Trying to decide between Batman Begins, The Dark Knight, and Batman Returns is the hardest part of this ranking by far — they all have things about them that I love and other things about them that I don’t. Batman Begins is, in my opinion, by far the strongest of the Nolan Batman movies from a story standpoint. It had a few twists, as all Nolan movies do, but it didn’t try to do too much and it didn’t try to make the whole world or the whole universe the stakes of every scene. If I could beg the people who make superhero movies for one thing it would be to stop having the heroes have to save the entirety of existence in every movie. It’s exhausting. Cable news has done the same thing. If everything is the most dangerous thing in the world, eventually nothing is.
Anyway, Batman Begins was an ideal introduction to Bale-Batman, and Cillian Murphy’s Scarecrow is an underrated villain — essentially, a guy who gets you way too high and then goads you into bad trips, but on an industrial scale. I love the idea that a supervillain is the Bad Drug Friend.
The biggest shame of Batman Begins is that for as strong as it is on story, it was firmly ensconced in the “shaking-makes-it-more-realistic” era of Christopher Nolan action scenes. Batman might be doing something really cool, but all we’re going to see is breaking glass, a close-up of someone’s lapel, a blurry something, and then a shot of Batman snarling. My dream would be for present-day Christopher Nolan to remake Batman Begins, and he has to let a third party supervise the sound mix.
1. Batman
Year Of Release: 1989
Principals: Tim Burton directing, Michael Keaton as Batman, Kim Basinger as Vicki Vale, Jack Nicholson as the Joker, Robert Wuhl, soundtrack by Prince.
It’s easy to forget how weird Batman was in 1989. Producers Peter Guber and Jon Peters (also known as Barbra Streisand’s one-time boyfriend, since parodied by everyone from Kevin Smith to Paul Thomas Anderson in Licorice Pizza, in which Peters is played by Bradley Cooper) had developed it for 10 years before it actually came out, and it’s hard to imagine anyone less crazy and prone to bizarre wild hairs than Jon Peters could’ve made it.

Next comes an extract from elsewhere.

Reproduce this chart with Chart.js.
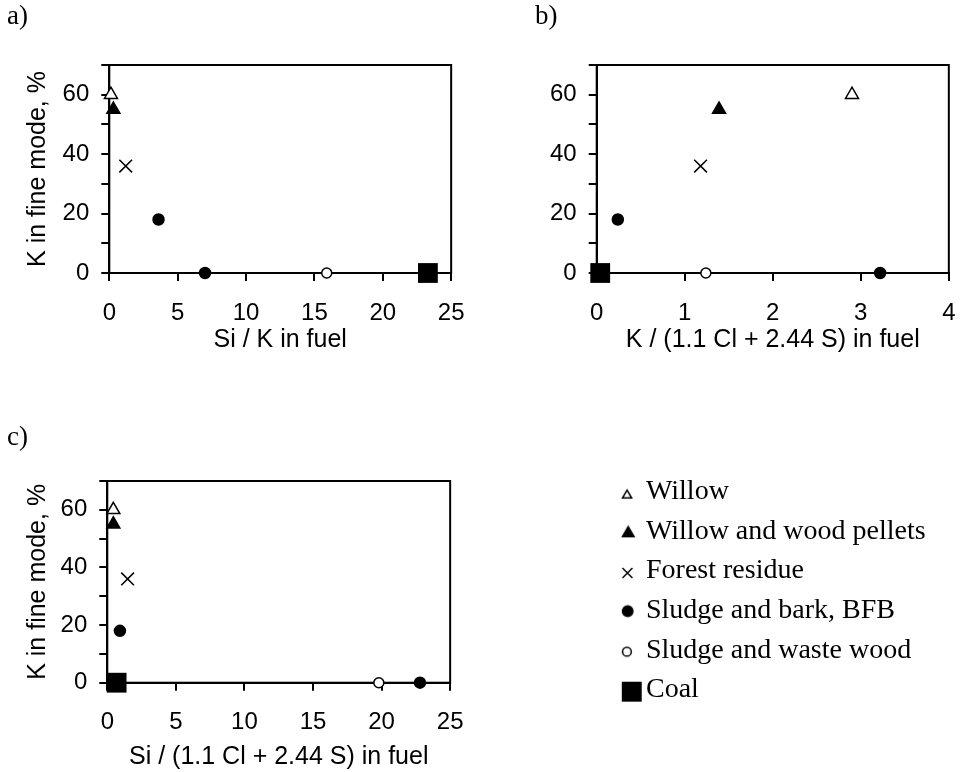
<!DOCTYPE html>
<html><head><meta charset="utf-8">
<script src="https://cdn.jsdelivr.net/npm/chart.js@4"></script>
<style>
html,body{margin:0;padding:0;background:#fff;overflow:hidden;}
body{width:960px;height:772px;position:relative;overflow:hidden;}
canvas{position:absolute;}
</style></head><body>
<canvas id="ca" width="482" height="360" style="left:0;top:0"></canvas>
<canvas id="cb" width="493" height="360" style="left:480px;top:0"></canvas>
<canvas id="cc" width="481" height="360" style="left:0;top:412px"></canvas>
<canvas id="cl" width="360" height="270" style="left:600px;top:466px"></canvas>
<script>
// ---- data ----
const seriesNames = ['Willow', 'Willow and wood pellets', 'Forest residue', 'Sludge and bark, BFB', 'Sludge and waste wood', 'Coal'];
const kFineMode = [[60], [55], [36], [18, 0], [0], [0]];           // K in fine mode, %
const siPerK = [[0.12], [0.3], [1.2], [3.6, 7.0], [15.9], [23.3]];  // panel a
const kPerClS = [[2.9], [1.39], [1.18], [0.24, 3.22], [1.24], [0.04]]; // panel b
const siPerClS = [[0.44], [0.44], [1.48], [0.92, 22.8], [19.8], [0.68]]; // panel c
const yTickLabels = [0, 20, 40, 60];
const panelLabels = ['a)', 'b)', 'c)'];
const xTitles = ['Si / K in fuel', 'K / (1.1 Cl + 2.44 S) in fuel', 'Si / (1.1 Cl + 2.44 S) in fuel'];
const yTitle = 'K in fine mode, %';

// ---- styles ----
const markerStyles = [
  {pointStyle: 'triangle', radius: 7.5, bg: '#fff', bw: 1.5},
  {pointStyle: 'triangle', radius: 7.5, bg: '#000', bw: 1.5},
  {pointStyle: 'crossRot', radius: 9, bg: '#000', bw: 1.5},
  {pointStyle: 'circle', radius: 5.5, bg: '#000', bw: 1.5},
  {pointStyle: 'circle', radius: 5, bg: '#fff', bw: 1.5},
  {pointStyle: 'rect', radius: 14, bg: '#000', bw: 0}
];
const legendMarkers = [
  {pointStyle: 'triangle', radius: 5.3, bg: '#fff', bw: 1.5, half: 5.3, dy: 3.7},
  {pointStyle: 'triangle', radius: 6.7, bg: '#000', bw: 1.5, half: 6.5, dy: 2},
  {pointStyle: 'crossRot', radius: 7, bg: '#000', bw: 1.5, half: 5.7, dy: 2},
  {pointStyle: 'circle', radius: 5.2, bg: '#000', bw: 1.5, half: 5.95, dy: 0.5},
  {pointStyle: 'circle', radius: 4.4, bg: '#fff', bw: 1.5, half: 5.15, dy: 1.4},
  {pointStyle: 'rect', radius: 14.1, bg: '#000', bw: 0, half: 10, dy: 1.7}
];

const SANS = 'Liberation Sans, Arial, sans-serif';
const SERIF = 'Liberation Serif, Times New Roman, serif';

const framePlugin = {
  id: 'frame',
  beforeDatasetsDraw(chart) {
    const {ctx, chartArea: a} = chart;
    ctx.save();
    ctx.strokeStyle = '#000';
    ctx.lineWidth = 2;
    ctx.strokeRect(a.left, a.top, a.right - a.left, a.bottom - a.top);
    ctx.restore();
  }
};

function makePanel(canvasId, xData, cfg) {
  const datasets = seriesNames.map((name, i) => ({
    label: name,
    data: xData[i].map((x, j) => ({x: x, y: kFineMode[i][j]})),
    pointStyle: markerStyles[i].pointStyle,
    pointRadius: markerStyles[i].radius,
    pointHoverRadius: markerStyles[i].radius,
    pointBackgroundColor: markerStyles[i].bg,
    pointBorderColor: '#000',
    pointBorderWidth: markerStyles[i].bw,
    showLine: false,
    clip: false
  }));
  return new Chart(document.getElementById(canvasId), {
    type: 'scatter',
    data: {datasets},
    options: {
      responsive: false,
      animation: false,
      devicePixelRatio: 1,
      events: [],
      layout: {padding: {left: cfg.padLeft, right: cfg.padRight, top: 0, bottom: 0}},
      plugins: {
        legend: {display: false},
        tooltip: {enabled: false},
        title: {
          display: true, text: cfg.label, align: 'start', color: '#000',
          font: {family: SERIF, size: 27, weight: 'normal'},
          padding: {top: cfg.titleTop, bottom: cfg.titleBottom}
        }
      },
      scales: {
        x: {
          type: 'linear', position: 'bottom', min: 0, max: cfg.xMax,
          ticks: {stepSize: cfg.xStep, color: '#000', font: {family: SANS, size: 24}, padding: 17.5, autoSkip: false, maxRotation: 0},
          grid: {display: true, drawOnChartArea: false, drawTicks: true, tickLength: 8, color: '#000', lineWidth: 2},
          border: {display: true, color: '#000', width: 2},
          title: {display: true, text: cfg.xTitle, color: '#000', font: {family: SANS, size: 25}, padding: {top: 0, bottom: cfg.xTitlePad}},
          afterFit(s) { s.height = cfg.xHeight; }
        },
        y: {
          type: 'linear', position: 'left', min: 0, max: 70,
          ticks: {stepSize: 10, color: '#000', font: {family: SANS, size: 24}, padding: 12, autoSkip: false,
                  callback: v => yTickLabels.includes(v) ? String(v) : ''},
          grid: {display: true, drawOnChartArea: false, drawTicks: true, tickLength: 8, color: '#000', lineWidth: 2},
          border: {display: true, color: '#000', width: 2},
          title: {display: cfg.yTitle, text: yTitle, color: '#000', font: {family: SANS, size: 25}, padding: {top: 16.5, bottom: 0}},
          afterFit(s) { s.width = cfg.yWidth; }
        }
      }
    },
    plugins: [framePlugin]
  });
}

makePanel('ca', siPerK, {label: panelLabels[0], xTitle: xTitles[0], xMax: 25, xStep: 5, padLeft: 7, padRight: 0,
  yWidth: 102.3, xHeight: 87, xTitlePad: 5, titleTop: 0.5, titleBottom: 32.1, yTitle: true});
makePanel('cb', kPerClS, {label: panelLabels[1], xTitle: xTitles[1], xMax: 4, xStep: 1, padLeft: 55, padRight: 0,
  yWidth: 61.7, xHeight: 87, xTitlePad: 5, titleTop: 0.5, titleBottom: 32.1, yTitle: false});
makePanel('cc', siPerClS, {label: panelLabels[2], xTitle: xTitles[2], xMax: 25, xStep: 5, padLeft: 7, padRight: 0,
  yWidth: 100.3, xHeight: 89.3, xTitlePad: 0, titleTop: 10.1, titleBottom: 26.5, yTitle: true});

// ---- legend ----
function drawMarker(ctx, m, x, y) {
  ctx.fillStyle = m.bg;
  ctx.strokeStyle = '#000';
  ctx.lineWidth = m.bw;
  if (Chart.helpers && Chart.helpers.drawPoint) {
    Chart.helpers.drawPoint(ctx, {pointStyle: m.pointStyle, radius: m.radius, borderWidth: m.bw, rotation: 0}, x, y);
  }
}
function markerImage(i) {
  const m = legendMarkers[i];
  const c = document.createElement('canvas');
  c.width = 44; c.height = 36;
  const ctx = c.getContext('2d');
  drawMarker(ctx, m, 21.87 + m.half, 18 + m.dy);
  return c;
}
const legendImages = seriesNames.map((_, i) => markerImage(i));

new Chart(document.getElementById('cl'), {
  type: 'scatter',
  data: {datasets: seriesNames.map((name) => ({label: name, data: []}))},
  options: {
    responsive: false, animation: false, devicePixelRatio: 1, events: [],
    layout: {padding: 0},
    scales: {x: {display: false}, y: {display: false}},
    plugins: {
      tooltip: {enabled: false},
      legend: {
        display: true, position: 'left', align: 'start', maxWidth: 360,
        labels: {
          usePointStyle: true, pointStyleWidth: 20.34, padding: 11.66, color: '#000',
          font: {family: SERIF, size: 28},
          generateLabels: (chart) => seriesNames.map((name, i) => ({
            text: name, pointStyle: legendImages[i], fillStyle: '#000', strokeStyle: '#000',
            lineWidth: 0, hidden: false, datasetIndex: i, fontColor: '#000'
          }))
        }
      }
    }
  }
});
</script>
</body></html>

When he was hired, Tim Burton had had just one feature released, Pee Wee’s Big Adventure, in 1985. Shooting on Batman didn’t get the go ahead until after the success of Beetlejuice three years later. Michael Keaton, meanwhile, was a slightly-built comedic actor with poofy hair, known for such films as Johnny Dangerously and The Dream Team (Pierce Brosnan and Tom Selleck were apparently considered for the role, among many others — part of me still wants to see the Tom Selleck version of Batman). Batman itself was a sixties TV show about a chipper boy scout in a blue suit who drove a convertible.
Imagine telling a financier that you want to turn a kids TV show into a dark, PG-13 adult drama starring the little poofy-haired guy from Mr. Mom directed by the guy from Pee Wee’s Big Adventure with Jack Nicholson and a soundtrack by Prince. We should all write a thank-you letter to cocaine.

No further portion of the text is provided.